Иных можно видеть такими легкомысленно-хвастливыми, что лучше бы им было совсем не учиться: иные – рабы денег, многие – славы, а еще того больше – похотей; и с таким их поведением удивительно расходятся их речи, а это мне кажется позорнее всего. Если человек, называющийся грамматиком, допустит в речи варварский оборот или слывущий музыкантом станет петь не в лад, – это будет тем позорнее, что ошибка будет как раз в том, что они должны лучше всего знать; точно так же и философ, погрешающий в жизни, поступает тем позорнее, что ошибка его – в том самом деле, которому он берется обучать, и что, обучая науке жить, он живет, забывая эту науку.
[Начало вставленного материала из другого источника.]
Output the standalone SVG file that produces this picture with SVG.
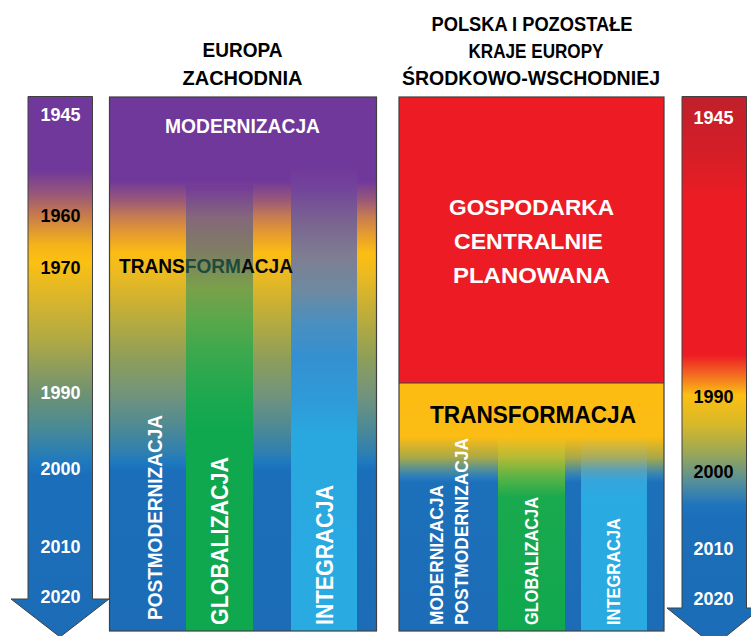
<svg xmlns="http://www.w3.org/2000/svg" width="751" height="636" viewBox="0 0 751 636">
<defs>
<style>
text{font-family:"Liberation Sans",Arial,sans-serif;font-weight:bold}
.w{fill:#fff}
.k{fill:#000}
.yr{font-size:18px;text-anchor:middle}
.ttl{font-size:21px;text-anchor:middle;fill:#000}
.frame{stroke:#404040;stroke-width:1.2}
.astroke{stroke:#404040;stroke-width:1}
</style>
<linearGradient id="gLeftArrow" gradientUnits="userSpaceOnUse" x1="0" y1="96" x2="0" y2="636">
<stop offset="0" stop-color="#70389a"/>
<stop offset="0.137" stop-color="#70389a"/>
<stop offset="0.183" stop-color="#9a5878"/>
<stop offset="0.22" stop-color="#c67a4c"/>
<stop offset="0.276" stop-color="#f5b41a"/>
<stop offset="0.307" stop-color="#fcc012"/>
<stop offset="0.378" stop-color="#d8b52c"/>
<stop offset="0.452" stop-color="#b0a944"/>
<stop offset="0.55" stop-color="#6f9272"/>
<stop offset="0.619" stop-color="#468a98"/>
<stop offset="0.678" stop-color="#1f79bf"/>
<stop offset="0.702" stop-color="#1b6fba"/>
<stop offset="1" stop-color="#1c6cb7"/>
</linearGradient>
<linearGradient id="gRightArrow" gradientUnits="userSpaceOnUse" x1="0" y1="96" x2="0" y2="646">
<stop offset="0" stop-color="#bf202c"/>
<stop offset="0.116" stop-color="#d81e27"/>
<stop offset="0.189" stop-color="#ed1c24"/>
<stop offset="0.471" stop-color="#ed1c24"/>
<stop offset="0.507" stop-color="#f36b21"/>
<stop offset="0.544" stop-color="#fdbf12"/>
<stop offset="0.598" stop-color="#d6b82a"/>
<stop offset="0.653" stop-color="#96a65a"/>
<stop offset="0.707" stop-color="#4d8ca0"/>
<stop offset="0.744" stop-color="#1e75bd"/>
<stop offset="0.771" stop-color="#1b6eb9"/>
<stop offset="1" stop-color="#1c6cb7"/>
</linearGradient>
<linearGradient id="gWestBase" gradientUnits="userSpaceOnUse" x1="0" y1="97" x2="0" y2="631">
<stop offset="0" stop-color="#70389a"/>
<stop offset="0.157" stop-color="#70389a"/>
<stop offset="0.193" stop-color="#9a5878"/>
<stop offset="0.225" stop-color="#c87d50"/>
<stop offset="0.255" stop-color="#e59a30"/>
<stop offset="0.292" stop-color="#fbbd14"/>
<stop offset="0.324" stop-color="#f0bb1e"/>
<stop offset="0.361" stop-color="#dab52a"/>
<stop offset="0.423" stop-color="#b5aa40"/>
<stop offset="0.487" stop-color="#8f9f58"/>
<stop offset="0.554" stop-color="#74947a"/>
<stop offset="0.618" stop-color="#4e8a95"/>
<stop offset="0.667" stop-color="#2f7fb0"/>
<stop offset="0.685" stop-color="#1d79c0"/>
<stop offset="0.7" stop-color="#1b6eb9"/>
<stop offset="1" stop-color="#1c6cb7"/>
</linearGradient>
<linearGradient id="gWestGreen" gradientUnits="userSpaceOnUse" x1="0" y1="185" x2="0" y2="631">
<stop offset="0" stop-color="#74399a"/>
<stop offset="0.074" stop-color="#85687a"/>
<stop offset="0.158" stop-color="#7e8060"/>
<stop offset="0.232" stop-color="#7aa04a"/>
<stop offset="0.306" stop-color="#58a84a"/>
<stop offset="0.383" stop-color="#3aa84e"/>
<stop offset="0.47" stop-color="#1ea84f"/>
<stop offset="0.55" stop-color="#0fa84f"/>
<stop offset="1" stop-color="#0fa84f"/>
</linearGradient>
<linearGradient id="gWestBlue" gradientUnits="userSpaceOnUse" x1="0" y1="167" x2="0" y2="631">
<stop offset="0" stop-color="#70389a"/>
<stop offset="0.05" stop-color="#73459a"/>
<stop offset="0.121" stop-color="#7a6590"/>
<stop offset="0.194" stop-color="#7e7e92"/>
<stop offset="0.265" stop-color="#6e8aa0"/>
<stop offset="0.336" stop-color="#4a8fc0"/>
<stop offset="0.409" stop-color="#3590d0"/>
<stop offset="0.5" stop-color="#2f9ad8"/>
<stop offset="0.58" stop-color="#29a8e0"/>
<stop offset="1" stop-color="#29abe2"/>
</linearGradient>
<linearGradient id="gEastBase" gradientUnits="userSpaceOnUse" x1="0" y1="383" x2="0" y2="631">
<stop offset="0" stop-color="#fdbc12"/>
<stop offset="0.218" stop-color="#fbbc14"/>
<stop offset="0.3" stop-color="#a9a948"/>
<stop offset="0.351" stop-color="#4f8e9a"/>
<stop offset="0.379" stop-color="#2a7dbd"/>
<stop offset="0.403" stop-color="#1c70ba"/>
<stop offset="1" stop-color="#1c6cb7"/>
</linearGradient>
<linearGradient id="gEastGreen" gradientUnits="userSpaceOnUse" x1="0" y1="437" x2="0" y2="631">
<stop offset="0" stop-color="#f9bd18"/>
<stop offset="0.103" stop-color="#b6bb36"/>
<stop offset="0.206" stop-color="#5ab346"/>
<stop offset="0.309" stop-color="#1aa94e"/>
<stop offset="1" stop-color="#10a84f"/>
</linearGradient>
<linearGradient id="gEastBlue" gradientUnits="userSpaceOnUse" x1="0" y1="437" x2="0" y2="631">
<stop offset="0" stop-color="#f9bd18"/>
<stop offset="0.103" stop-color="#a6ac60"/>
<stop offset="0.17" stop-color="#5aa0b8"/>
<stop offset="0.222" stop-color="#35a5dc"/>
<stop offset="0.32" stop-color="#29abe2"/>
<stop offset="1" stop-color="#29abe2"/>
</linearGradient>
</defs>

<g id="title-west">
<text class="ttl" x="242.5" y="57" textLength="80" lengthAdjust="spacingAndGlyphs">EUROPA</text>
<text class="ttl" x="242.5" y="85" textLength="120" lengthAdjust="spacingAndGlyphs">ZACHODNIA</text>
</g>

<g id="title-east">
<text class="ttl" x="532" y="31" textLength="201" lengthAdjust="spacingAndGlyphs">POLSKA I POZOSTAŁE</text>
<text class="ttl" x="536" y="58" textLength="135" lengthAdjust="spacingAndGlyphs">KRAJE EUROPY</text>
<text class="ttl" x="531" y="85" textLength="258" lengthAdjust="spacingAndGlyphs">ŚRODKOWO-WSCHODNIEJ</text>
</g>

<g id="timeline-west">
<path class="astroke" d="M28,96.5 H92.5 V599 H109 L60,637 L11,599 H28 Z" fill="url(#gLeftArrow)"/>
<text class="yr w" x="60.5" y="121">1945</text>
<text class="yr k" x="60.5" y="222">1960</text>
<text class="yr k" x="60.5" y="274">1970</text>
<text class="yr w" x="60.5" y="399">1990</text>
<text class="yr w" x="60.5" y="475">2000</text>
<text class="yr w" x="60.5" y="553">2010</text>
<text class="yr w" x="60.5" y="603">2020</text>
</g>

<g id="panel-west">
<rect x="109.5" y="97" width="267" height="534" fill="url(#gWestBase)"/>
<rect x="186" y="185" width="67" height="446" fill="url(#gWestGreen)"/>
<rect x="291" y="167" width="66" height="464" fill="url(#gWestBlue)"/>
<rect class="frame" x="109.5" y="97" width="267" height="534" fill="none"/>
<text class="w" x="242.5" y="133" font-size="20" text-anchor="middle" textLength="155" lengthAdjust="spacingAndGlyphs">MODERNIZACJA</text>
<text x="119" y="273" font-size="20" textLength="174" lengthAdjust="spacingAndGlyphs"><tspan fill="#000">TRANS</tspan><tspan fill="#1d4a3c">FORM</tspan><tspan fill="#0a0a14">ACJA</tspan></text>
<text class="w" transform="translate(162,620) rotate(-90)" font-size="21" textLength="205" lengthAdjust="spacingAndGlyphs">POSTMODERNIZACJA</text>
<text class="w" transform="translate(228,625) rotate(-90)" font-size="24" textLength="168" lengthAdjust="spacingAndGlyphs">GLOBALIZACJA</text>
<text class="w" transform="translate(333,625) rotate(-90)" font-size="24" textLength="140" lengthAdjust="spacingAndGlyphs">INTEGRACJA</text>
</g>

<g id="panel-east">
<rect x="399" y="97" width="265" height="286" fill="#ed1c24"/>
<rect x="399" y="383" width="265" height="248" fill="url(#gEastBase)"/>
<rect x="498" y="437" width="67" height="194" fill="url(#gEastGreen)"/>
<rect x="581" y="437" width="66" height="194" fill="url(#gEastBlue)"/>
<line class="frame" x1="399" y1="383" x2="664" y2="383"/>
<rect class="frame" x="399" y="97" width="265" height="534" fill="none"/>
<text class="w" x="531.5" y="215" font-size="22.5" text-anchor="middle" textLength="165" lengthAdjust="spacingAndGlyphs">GOSPODARKA</text>
<text class="w" x="528.5" y="249" font-size="22.5" text-anchor="middle" textLength="149" lengthAdjust="spacingAndGlyphs">CENTRALNIE</text>
<text class="w" x="531.5" y="283" font-size="22.5" text-anchor="middle" textLength="157" lengthAdjust="spacingAndGlyphs">PLANOWANA</text>
<text class="k" x="430" y="423" font-size="23" textLength="206" lengthAdjust="spacingAndGlyphs">TRANSFORMACJA</text>
<text class="w" transform="translate(443,625) rotate(-90)" font-size="19" textLength="140" lengthAdjust="spacingAndGlyphs">MODERNIZACJA</text>
<text class="w" transform="translate(468,625) rotate(-90)" font-size="19" textLength="187" lengthAdjust="spacingAndGlyphs">POSTMODERNIZACJA</text>
<text class="w" transform="translate(538,625) rotate(-90)" font-size="18" textLength="128" lengthAdjust="spacingAndGlyphs">GLOBALIZACJA</text>
<text class="w" transform="translate(620,625) rotate(-90)" font-size="18" textLength="107" lengthAdjust="spacingAndGlyphs">INTEGRACJA</text>
</g>

<g id="timeline-east">
<path class="astroke" d="M682,96.5 H746.5 V608 H761 L714,646 L667,608 H682 Z" fill="url(#gRightArrow)"/>
<text class="yr w" x="713.5" y="124">1945</text>
<text class="yr k" x="713.5" y="403">1990</text>
<text class="yr k" x="713.5" y="478">2000</text>
<text class="yr w" x="713.5" y="555">2010</text>
<text class="yr w" x="713.5" y="605">2020</text>
</g>

<g id="connectors"/>
</svg>
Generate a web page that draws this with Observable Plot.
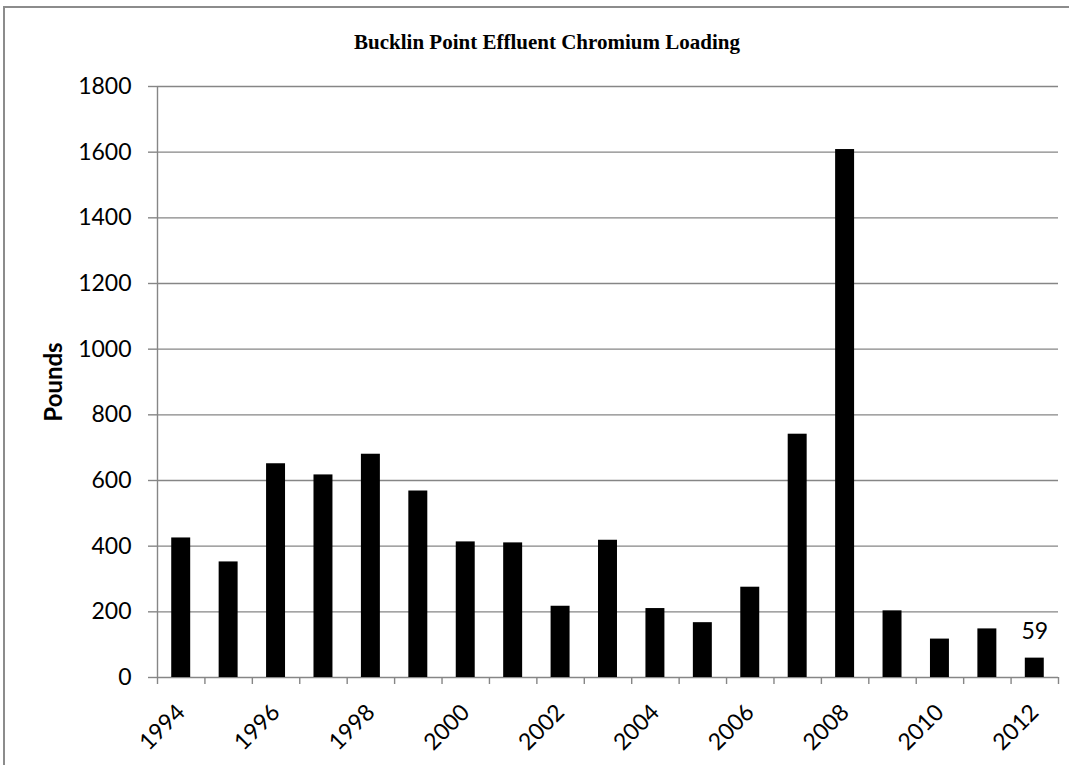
<!DOCTYPE html>
<html>
<head>
<meta charset="utf-8">
<script src="https://cdn.jsdelivr.net/npm/d3@7"></script>
<script src="https://cdn.jsdelivr.net/npm/@observablehq/plot@0.6"></script>
<style>
  html, body { margin: 0; padding: 0; background: #fff; overflow: hidden; }
  #wrap { position: relative; width: 1069px; height: 765px; overflow: hidden; }
  #frame { position: absolute; left: 3px; top: 6px; width: 1200px; height: 900px; border: 2px solid #8c8c8c; box-sizing: border-box; pointer-events: none; }
  #chart { position: absolute; left: 0; top: 0; }
</style>
</head>
<body>
<div id="wrap">
  <div id="chart"></div>
  <div id="frame"></div>
</div>
<script>
const years = [1994, 1995, 1996, 1997, 1998, 1999, 2000, 2001, 2002, 2003, 2004, 2005, 2006, 2007, 2008, 2009, 2010, 2011, 2012];
const pounds = [425, 352, 651, 617, 680, 568, 413, 410, 217, 418, 210, 167, 275, 741, 1608, 203, 117, 148, 59];
const yTicks = [0, 200, 400, 600, 800, 1000, 1200, 1400, 1600, 1800];
const xLabelYears = [1994, 1996, 1998, 2000, 2002, 2004, 2006, 2008, 2010, 2012];
const labelledYear = 2012;
const titleText = "Bucklin Point Effluent Chromium Loading";
const yLabelText = "Pounds";

const data = years.map((y, i) => ({year: y, value: pounds[i]}));
const boundaries = years.map(y => y - 0.5).concat([years[years.length - 1] + 0.5]);
const grey = "#868686";
const font = "Lato, 'Open Sans', sans-serif";
const fs = 23;

const chart = Plot.plot({
  width: 1069,
  height: 765,
  marginLeft: 157,
  marginRight: 11,
  marginTop: 86,
  marginBottom: 88,
  style: {fontFamily: font, fontSize: fs + "px", color: "#000", background: "transparent"},
  x: {domain: [years[0] - 0.5, years[years.length - 1] + 0.5]},
  y: {domain: [0, 1800]},
  marks: [
    Plot.ruleY(yTicks, {stroke: grey, strokeWidth: 1.4}),
    Plot.ruleX([years[0] - 0.5], {stroke: grey, strokeWidth: 1.4}),
    Plot.rectY(data, {x1: d => d.year - 0.2, x2: d => d.year + 0.2, y: "value", fill: "#000"}),
    Plot.axisY({ticks: yTicks, tickSize: 9, tickPadding: 17, stroke: grey, strokeWidth: 1.4, label: null, tickFormat: d => String(d), fontSize: fs}),
    Plot.axisX({ticks: boundaries, tickSize: 7, tickFormat: () => "", stroke: grey, strokeWidth: 1.4, label: null}),
    Plot.text(xLabelYears, {x: d => d, text: d => String(d), frameAnchor: "bottom", dy: 31, rotate: -45, textAnchor: "end", lineAnchor: "middle", fontSize: fs}),
    Plot.text(data.filter(d => d.year === labelledYear), {x: "year", y: "value", text: d => String(d.value), dy: -19, lineAnchor: "bottom", fontSize: fs}),
    Plot.text([yLabelText], {frameAnchor: "left", dx: -103, rotate: -90, textAnchor: "middle", fontWeight: "bold", fontSize: 24, lineAnchor: "middle"}),
    Plot.text([titleText], {frameAnchor: "top", dx: -61, dy: -38, lineAnchor: "bottom", fontFamily: "'Liberation Serif', 'Times New Roman', serif", fontWeight: "bold", fontSize: 21})
  ]
});
document.getElementById("chart").appendChild(chart);
</script>
</body>
</html>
Грамматик – учитель литературы и ее ценитель; скорее соответствует нашим понятиям «литературный критик» или «литературный деятель», чем просто учителю родного языка в школе.
– А ты не боишься, что если это так, то вся краса твоей философии оказывается ложной? Если иные хорошие философы живут недостойным образом, – не лучшее ли это доказательство, что философия бесполезна?
– Это вовсе ничего не доказывает: ведь и поля не все плодоносны, хоть и возделываются, так что не прав был Акций в своих стихах:
Ведь и в дурной земле зерно хорошее
Даст всход своей природной силой всхожести, —
как поля, так не все плодоносны и души. А чтобы продолжить сравнение, добавлю: как плодородное поле без возделывания не даст урожая, так и душа.
Возможно, Цицерон здесь спорит с расхожим платонизмом, для которого идее достаточно раскрыться, а раскрываться она может на любом материале. В стихах Акция «природа» сама может породить свое существование, тогда как для Цицерона важно окультуривание природы. Далее Цицерон прямо отождествляет философию с культурой.
А возделывание души – это и есть философия: она выпалывает в душе пороки, приготовляет души к приятию посева и вверяет ей – сеет, так сказать – только те семена, которые, вызрев, приносят обильнейший урожай. Но будем продолжать как начали. Скажи, пожалуйста, о чем тебе угодно побеседовать?
– О боли – она кажется мне величайшим из зол.
– Хуже даже, чем позор?
– Нет, этого я не решаюсь сказать: мне даже стыдно, что я так быстро сбит со своего утверждения.
– Куда стыднее было бы, если бы ты на нем настаивал. Чего уж хуже, если бы тебе казалось, будто что-то есть низменней, чем позор, бесчестье, стыд! И чтобы только избежать их, разве не приходится нам принимать, более того – искать, терпеть, призывать на себя боль?
– Конечно, это так. Но пусть боль не величайшее из зол, все-таки она – зло.
– Видишь, как самое малое доказательство умерило твой ужас перед болью?
– Вижу; но хотелось бы еще больше.
– Я готов попробовать; но дело это нелегкое, и нужно, чтобы в душе ты мне не сопротивлялся.
– Не буду. Как вчера, так и сегодня я последую за твоим рассуждением, куда бы оно ни повело.
– Прежде всего я скажу о неразумии большинства и о различных взглядах философов. Первый из них и по важности и по древности, сократик Аристипп, без колебания объявил, что боль есть высшее зло. От него это мнение, женственно-изнеженное, унаследовал Эпикур.
Основатель школы киренаиков Аристипп, учивший, что смысл жизни – в уклонении от неудовольствий, был прямым учеником Сократа.
После него Иероним Родосский провозгласил свободу от боли высшим благом – вот каким великим злом считал он боль. Остальные же философы, кроме лишь Зенона, Аристона и Пиррона, говорили приблизительно то же, что и ты, – боль есть зло, но есть и другие, еще хуже.
Стоики Зенон Китийский и Аристон Хиосский и скептик Пиррон Элидский считали, что боли нельзя избегнуть, поэтому она не может быть названа злом в полном смысле – нужно учиться ее переносить, а не избегать.
Итак, что с порога отвергла сама природа, сама благородная человеческая доблесть, – мысль, что боль есть худшее из зол и остается таковым даже по сравнению с позором, – такая мысль задержалась в философии на много веков. Какой долг, какая хвала, какой почет, если только он сопряжен с болью, может быть желанен для того, кто уверен, что боль – худшее из зол? Какое бесчестие, какой стыд не снесет он ради избавления от боли, которая для него – худшее из зол? Кто на свете не несчастен – и не только теперь, когда его мучат сильные боли, которые для него – худшее из зол, но даже когда он лишь предвидит, что они могут его постичь, – а кого они не могут постичь? Так и получается, что никто не может быть счастлив.